It was tough to consider this gig outside the context laid by East India’s Youth’s triumphant show at the same venue – The Green Door Store – a couple of months ago. Friday night? Check. Full expectant venue? Check. Recently released debut LP? Check. Critically acclaimed? Check. Predominantly electronic? Check. Forest Swords would have some way to go to top that gig.
First were Adolescent, a bass and electronics duo under the management banner of Joe Grant, main man behind the evening’s promoters Be Nothing. They are definitely ambitious, running through a variety of sounds in their half hour slot. The first track – with its sluggish, methodical beats, over-driven synths and simple basslines – recalls the witchy atmosphere of OoOOo or Salem. There’s an exciting hiss and crackle throughout, though it’s difficult to discern if it is an intentional or serendipitidous distressed flavour to proceedings. Second track, the recently released ‘Golden Halls (Part 2)‘, is the high point of the set, with its metronomic percussion and blissed-out synth line recalling a chilled, early u-ziq. However, twice the duo doesn’t quite nail the song as they should. They’ll come back better and stronger for the experience and will be worth catching at their free EP release show at the Bermuda Triangle on 12 May.

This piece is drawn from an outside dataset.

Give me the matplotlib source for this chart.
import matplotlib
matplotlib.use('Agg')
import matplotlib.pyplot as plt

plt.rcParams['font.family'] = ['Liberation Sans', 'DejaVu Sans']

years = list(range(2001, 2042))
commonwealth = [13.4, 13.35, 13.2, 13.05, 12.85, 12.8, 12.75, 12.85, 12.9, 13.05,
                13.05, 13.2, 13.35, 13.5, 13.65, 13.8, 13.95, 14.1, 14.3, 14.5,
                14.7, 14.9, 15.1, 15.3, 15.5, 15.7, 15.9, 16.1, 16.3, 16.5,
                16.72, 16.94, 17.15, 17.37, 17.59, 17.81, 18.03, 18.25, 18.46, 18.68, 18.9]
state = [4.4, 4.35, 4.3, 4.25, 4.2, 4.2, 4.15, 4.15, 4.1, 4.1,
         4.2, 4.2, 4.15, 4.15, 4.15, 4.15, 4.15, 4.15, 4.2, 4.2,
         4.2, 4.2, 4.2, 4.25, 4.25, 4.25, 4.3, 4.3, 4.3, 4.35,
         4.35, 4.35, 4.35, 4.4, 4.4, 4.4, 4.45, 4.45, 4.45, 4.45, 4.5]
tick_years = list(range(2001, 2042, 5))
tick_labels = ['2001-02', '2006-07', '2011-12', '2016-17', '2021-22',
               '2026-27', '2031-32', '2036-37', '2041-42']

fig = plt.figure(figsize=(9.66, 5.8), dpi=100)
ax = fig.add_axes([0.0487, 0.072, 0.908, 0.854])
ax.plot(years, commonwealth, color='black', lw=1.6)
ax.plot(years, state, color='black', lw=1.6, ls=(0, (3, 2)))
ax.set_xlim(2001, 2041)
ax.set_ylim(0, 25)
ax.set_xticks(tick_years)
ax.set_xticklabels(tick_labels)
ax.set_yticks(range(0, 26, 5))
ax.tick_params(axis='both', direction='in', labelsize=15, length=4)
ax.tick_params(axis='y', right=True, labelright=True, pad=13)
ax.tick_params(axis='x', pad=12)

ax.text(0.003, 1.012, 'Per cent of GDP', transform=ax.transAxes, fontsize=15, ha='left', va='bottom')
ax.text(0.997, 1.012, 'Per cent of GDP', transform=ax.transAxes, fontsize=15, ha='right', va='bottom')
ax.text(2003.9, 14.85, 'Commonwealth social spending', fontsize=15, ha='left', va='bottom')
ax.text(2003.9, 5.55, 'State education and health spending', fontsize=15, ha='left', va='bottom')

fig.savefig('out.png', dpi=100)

Given the excellent critical response to 2013’s long awaited debut album Engravings it seems odd that the Liverpool-based Matthew Barnes and his bassist opted to kick off with two tracks that predated that record. Even in the down-tempo, slow motion, future-dub world of Forest Swords, ‘Rattling Cage’ and ‘The Light’ are two of the least rabble rousing tracks on offer and both were performed in their customary understated fashion to a slightly muted response. Engravings opener “Ljoss’s” familiar Eastern tinged refrain then poked through the haze and for the remainder of the gig the crowd’s attention increased significantly with the nodding of heads rather than the moving of feet.

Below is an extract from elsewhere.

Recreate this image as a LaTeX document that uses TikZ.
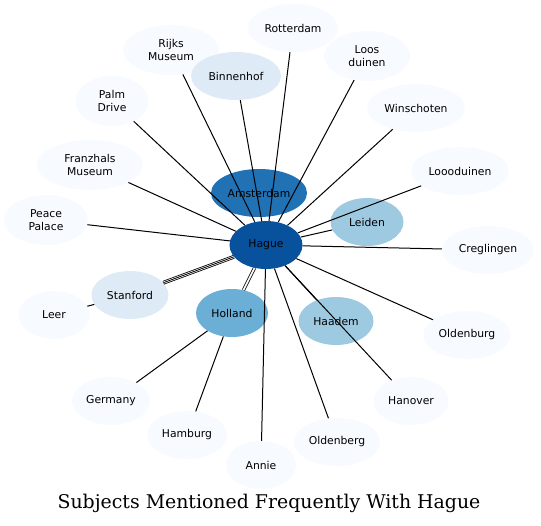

The duo appears to eschew the attention of the crowd by playing at each other in a manner those who have seen Fuck Buttons will be familiar with. This suits the low-key, anonymous nature of the music but, unlike East India Youth’s exuberance, makes it difficult to feel any personal attachment to the project as it unfolds in front of you. The thoughtful projections offered genuine focus to each song and Barnes’s subtle, live remixing of his own tracks kept thing interesting though. The remainder of the set was dominated by the new album with ‘The Weight of Gold’, ‘Thor’s Stone’, ‘Friend You Will Never Learn’ and ‘Gathering’ all received politely.
Intriguingly, they chose to encore with two unreleased songs. The first track followed the template laid down by earlier offerings, a slow, heavy, dubby bassline with a repeated, memorable electronic motif across it. The second track appeared to move into instrumental hip-hop territory, all it was lacking was a rap. Perhaps that’s the way that Barnes plans to spice up his musically excellent but slightly un-inclusive live experience in the future. He’s got the songwriting and production skills but needs a visual focus to progress further.